The Bee Gees version of Our Love Don’t Throw it All Away was first released on the Greatest album, but the song is more famous via Andy’s rendition. This love lost song can be a tear jerker if you’re in the right mood. Barbra even did a soft and sappy version for Guilty Pleasures. Sweet stuff.

Sometimes you simply can’t go wrong, like with Emotion, for example. This rerecord by the boys showcases their songwriting solidity and yet also tips the hat to the song’s flexibility, like it’s original rendition by Samantha Sang.

Too Much Heaven is another baby soft monster of the Bee Gees catalogue that cannot be ignored. There’s nothing like harmony to melt a woman’s heart.

I’m so glad Heartbreaker and Islands In The Stream get their due here. Originally recorded by Dionne Warwick and Dolly Parton and Kenny Rogers, respectively, these Gibb updates showcase the Brothers’ songwriting talents and importance to the music industry. Oh yes, they were important, and the versions here are spiffy, too.

Juliet is here to represent Robin’s solo career, and I suspect to balance First of May. This high pitched eighties diddy hails from How Old Are You, Robin’s 82 solo venture that’s full of quirky loves songs.

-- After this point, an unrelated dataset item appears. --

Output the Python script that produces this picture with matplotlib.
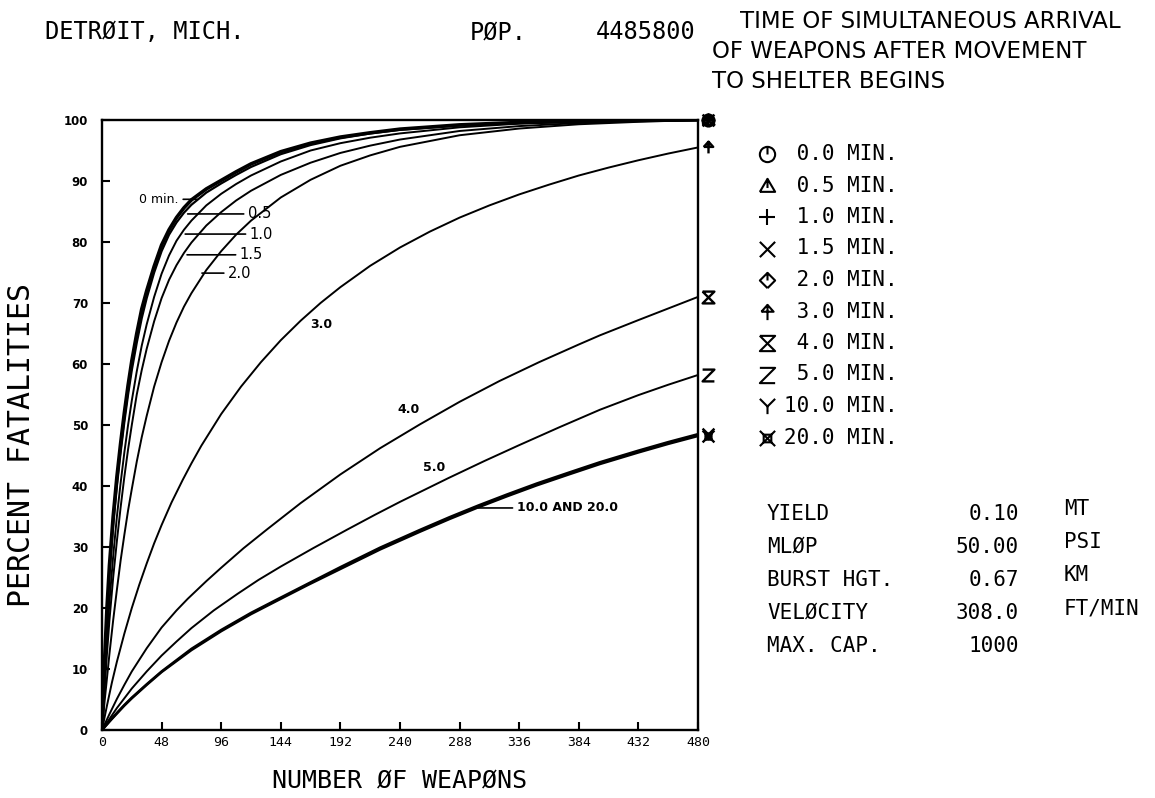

Juliet is the best of that lot.

My one beef with Secret Love has always been that it’s on the short side. One of the few bright spots from High Civilization, the boys present a naughty motownesque tune that gets you thinking happy thoughts. Although one could argue The Only Love also belongs here, but I think we should just make a Love Songs Part Two or such for all the excluded Gibby Love tunes.

I think I’m wrong but wasn’t For Whom The Bell Tolls a European number one? In that case it’s on the wrong album, but I digress. This power ballad from Size Isn’t Everything is lucky it found its way here. This later day gem prooves my theory that age and time have no effect on the boys musically. I do also believe that Size’s Heart Like Mine was on European releases of Love Songs.

I’ve never really thought of Closer Than Close as a love song, but Maurice’s kinky track from Still Waters deserves a spot here, in honor of Mo if nothing else. I Could Not Love You More is the real power ballad from Still Waters but both represent the modern ballad style of the boys, and I love it!

Love Songs closes fittingly with Wedding Day. Barry and Robin debated over releasing this song as the second single off This Is Where I Came In, but nothing became of it. The best Bee Gees song of the new century, Wedding Day shows how far the brothers have come as songwriters and men. Gone are the sappy woe is my love diddys. Wedding Day represents that kind of love you just know.

An oddity called Lovers and Friends also appeared on foreign releases of Love Songs, but it is Ronan Keating singing lead. Boo. I haven‘t heard the tune, since I don‘t care much for Ronan Keating, whoever he is.

Although I would have liked more variety on the track list, Love Songs still showcases the mojo of The Brothers Gibb and is the perfect gift for anyone special to you. Oh baby!